Впрочем, ему нее царь поручил дознание: сотни засеченных насмерть, Волхов, покрасневший от крови (и огромные бутыли с водкой для согревания палачей), — это, отчасти, жуткий плод царской уверенности, царского страха, будто мы повсюду.
Отчаянное положение было у Александра в ту осень: либо ждать удара заговорщиков, либо ударить в них, с полной почти уверенностью, что это смертельно опасно, что мстительная тень Павла дождалась своего часа.
— Бедный Александр, — вздыхает наш Оболенский.
И мы даже не возразили, не воскликнули (как обычно в подобных случаях): «Отче Евгений, остановись!»
Евгений Петрович Оболенский в каторге и ссылке проникся сильным религиозным духом и простирал всепрощение до таких пределов, что подвергался за то постоянным насмешкам — впрочем, большей частью добродушным, — ибо кто же не любил милейшего Оболенского! Е. Я.
— Ему ничего не оставалось, как умереть, — сказал о царе Матвей. — Либо от кинжала, либо от первой подвернувшейся болезни.

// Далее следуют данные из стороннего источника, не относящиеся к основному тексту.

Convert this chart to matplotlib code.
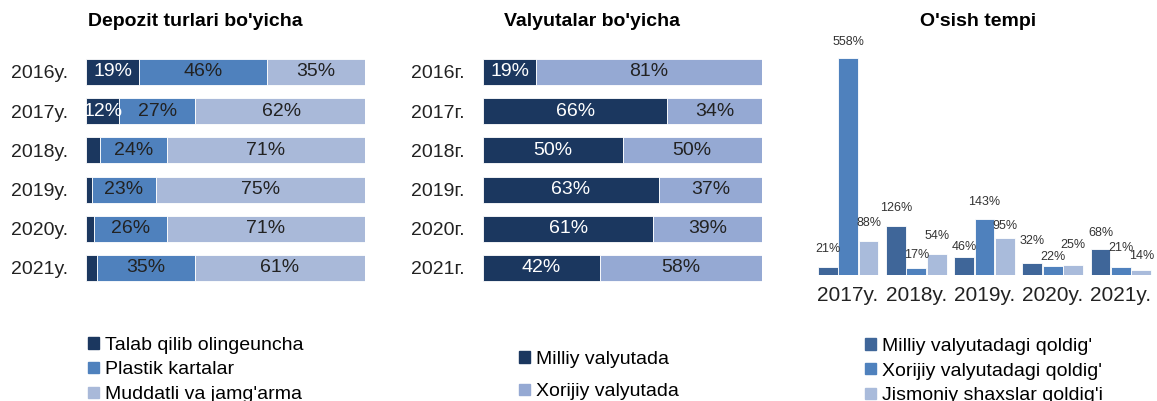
import matplotlib.pyplot as plt
from matplotlib.patches import Patch

plt.rcParams["font.family"] = ["Liberation Sans", "DejaVu Sans"]

# Depozit turlari bo'yicha (ulush, %)
years_dep = ["2016y.", "2017y.", "2018y.", "2019y.", "2020y.", "2021y."]
talab = [19, 12, 5, 2, 3, 4]
plastik = [46, 27, 24, 23, 26, 35]
muddatli = [35, 62, 71, 75, 71, 61]

# Valyutalar bo'yicha (ulush, %)
years_val = ["2016г.", "2017г.", "2018г.", "2019г.", "2020г.", "2021г."]
milliy = [19, 66, 50, 63, 61, 42]
xorijiy = [81, 34, 50, 37, 39, 58]

# O'sish tempi (%)
years_g = ["2017y.", "2018y.", "2019y.", "2020y.", "2021y."]
g_milliy = [21, 126, 46, 32, 68]
g_xorijiy = [558, 17, 143, 22, 21]
g_jismoniy = [88, 54, 95, 25, 14]

# label lift above bar top (pixels), as the labels sit in the original
lift_milliy = [18, 18, 10, 22, 16]
lift_xorijiy = [16, 13, 17, 9, 19]
lift_jismoniy = [18, 18, 12, 20, 14]

NAVY = "#1B375F"
MID = "#4F81BD"
LIGHT1 = "#A9B9D9"
LIGHT2 = "#95A9D3"
STEEL = "#3F6699"
LIGHT3 = "#A9BBDB"
TXT = "#222222"

W, H = 1157, 401
fig = plt.figure(figsize=(W / 100, H / 100), dpi=100)


def px_axes(x0, x1, ytop, ybot):
    return fig.add_axes([x0 / W, 1 - ybot / H, (x1 - x0) / W, (ybot - ytop) / H])


def stacked(ax, labels, series, colors, txtcolors):
    rows = range(len(labels))
    left = [0] * len(labels)
    for vals, c, tc in zip(series, colors, txtcolors):
        bars = ax.barh(rows, vals, left=left, height=0.66, color=c,
                       edgecolor="white", linewidth=0.6)
        for b, v in zip(bars, vals):
            if v >= 10:
                ax.text(b.get_x() + b.get_width() / 2, b.get_y() + b.get_height() / 2,
                        f"{v}%", ha="center", va="center", fontsize=14, color=tc)
        left = [l + v for l, v in zip(left, vals)]
    ax.set_xlim(0, 100)
    ax.set_ylim(len(labels) - 0.5, -0.5)
    ax.set_yticks(list(rows))
    ax.set_yticklabels(labels, fontsize=14, color=TXT)
    ax.tick_params(axis="y", length=0, pad=13)
    ax.set_xticks([])
    for s in ax.spines.values():
        s.set_visible(False)


def legend(handles, labels, x, y, spacing):
    fig.legend(handles=handles, labels=labels, loc="upper left",
               bbox_to_anchor=(x / W, 1 - y / H), frameon=False,
               prop={"size": 14}, handlelength=0.6, handleheight=0.55,
               handletextpad=0.3, labelspacing=spacing, borderpad=0)


# ── panel 1 ──
ax1 = px_axes(86, 365, 52.4, 287.6)
stacked(ax1, years_dep, [talab, plastik, muddatli], [NAVY, MID, LIGHT1],
        ["white", TXT, TXT])
fig.text(195 / W, 1 - 21 / H, "Depozit turlari bo'yicha", ha="center", va="center",
         fontsize=14, fontweight="bold")
legend([Patch(color=NAVY), Patch(color=MID), Patch(color=LIGHT1)],
       ["Talab qilib olingeuncha", "Plastik kartalar", "Muddatli va jamg'arma"],
       78, 327, 0.4)

# ── panel 2 ──
ax2 = px_axes(483, 762, 52.4, 287.6)
stacked(ax2, years_val, [milliy, xorijiy], [NAVY, LIGHT2], ["white", TXT])
fig.text(592 / W, 1 - 21 / H, "Valyutalar bo'yicha", ha="center", va="center",
         fontsize=14, fontweight="bold")
legend([Patch(color=NAVY), Patch(color=LIGHT2)],
       ["Milliy valyutada", "Xorijiy valyutada"], 509, 341, 0.8)

# ── panel 3 ──
ax3 = px_axes(814, 1155, 41.6, 275)
x = range(len(years_g))
groups = [(-0.3, g_milliy, lift_milliy, STEEL),
          (0, g_xorijiy, lift_xorijiy, MID),
          (0.3, g_jismoniy, lift_jismoniy, LIGHT3)]
for off, vals, lifts, c in groups:
    bars = ax3.bar([i + off for i in x], vals, width=0.29, color=c,
                   edgecolor="white", linewidth=0.6)
    for b, v, dy in zip(bars, vals, lifts):
        ax3.annotate(f"{v}%", (b.get_x() + b.get_width() / 2, v), xytext=(0, dy * 0.72),
                     textcoords="offset points", ha="center", va="center",
                     fontsize=9, color="#333333", annotation_clip=False)
ax3.set_xlim(-0.5, 4.5)
ax3.set_ylim(0, 600)
ax3.set_xticks(list(x))
ax3.set_xticklabels(years_g, fontsize=15, color=TXT)
ax3.tick_params(axis="x", length=0, pad=8)
ax3.set_yticks([])
for s in ax3.spines.values():
    s.set_visible(False)
fig.text(978 / W, 1 - 21 / H, "O'sish tempi", ha="center", va="center",
         fontsize=14, fontweight="bold")
legend([Patch(color=STEEL), Patch(color=MID), Patch(color=LIGHT3)],
       ["Milliy valyutadagi qoldig'", "Xorijiy valyutadagi qoldig'",
        "Jismoniy shaxslar qoldig'i"], 855, 328, 0.4)

fig.savefig("out.png", dpi=100)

— А может быть, уйти, сбежать, — вдруг объявляет Казимирский: Я. Д. еще в Петровской тюрьме передавал нам разные российские слухи — будто Александра подменили, вместо него-де похоронили другого. Однако никогда Я. Д. не высказывался об этих делах так серьезно и внезапно, как нынче. Матвей тут же вспомнил верные слухи о царских словах, сказанных не раз, и при свидетелях — «отчего монархам нельзя в отставку — как простому солдату после 25-ти лет службы». Двадцать пять как раз выходило с 1801 года…
На минуту сделалось даже жутко; мы услышали шелест газет, и я вынужден был разрядить смущение первой подвернувшейся чепухой. Кивнул на соседний стол:
— Господа, не здесь ли наш старый император?
И вот что смешно и странно; стоило мне это произнесть, как почтенный сосед с газетой стал вдвое, впятеро более похож на покойного Александра, чем был минуту назад… То есть все равно не он, однако менее не он, чем был; в общем — художество: прямо живопись, или, лучше сказать, — мертвопись.
Ладно — это мимо; а вот, признаюсь вам, после той паузы я вдруг (откуда силы взялись?) атаковал моих друзей, хотя они и не защищались. Смысл моей эскапады заключался в том, что мне остро жаль стало бедного Володю, погибшего, обманутого, обманывавшего — но сами-то мы, сами-то! Разве Матвей Иванович не помнит собственных рассказов, как его брат Сергей поднял Черниговский полк, уверяя солдат (и при том, конечно, как Володя, уверив и себя!), что вот-вот сто тысяч человек подойдут? Нет, это не обман — это другое что-то; но грустно. Разве тогда, 14 декабря, не обгоняли мы действительность? Ведь Рылеев убеждал нас, и еще больше — себя, что солдаты непременно взбунтуются, если им сказать, что есть завещание Александра I насчет сокращения службы; а ведь не было такого завещания и не могло быть. И не мы разве кричали: «Ура, Константин!» — а нам наплевать было на Константина. Воодушевившись, мы как будто не обманывали себя и других, — но ведь обманывали, обманывали, и как это все объединить и объяснить, пока не ведаю!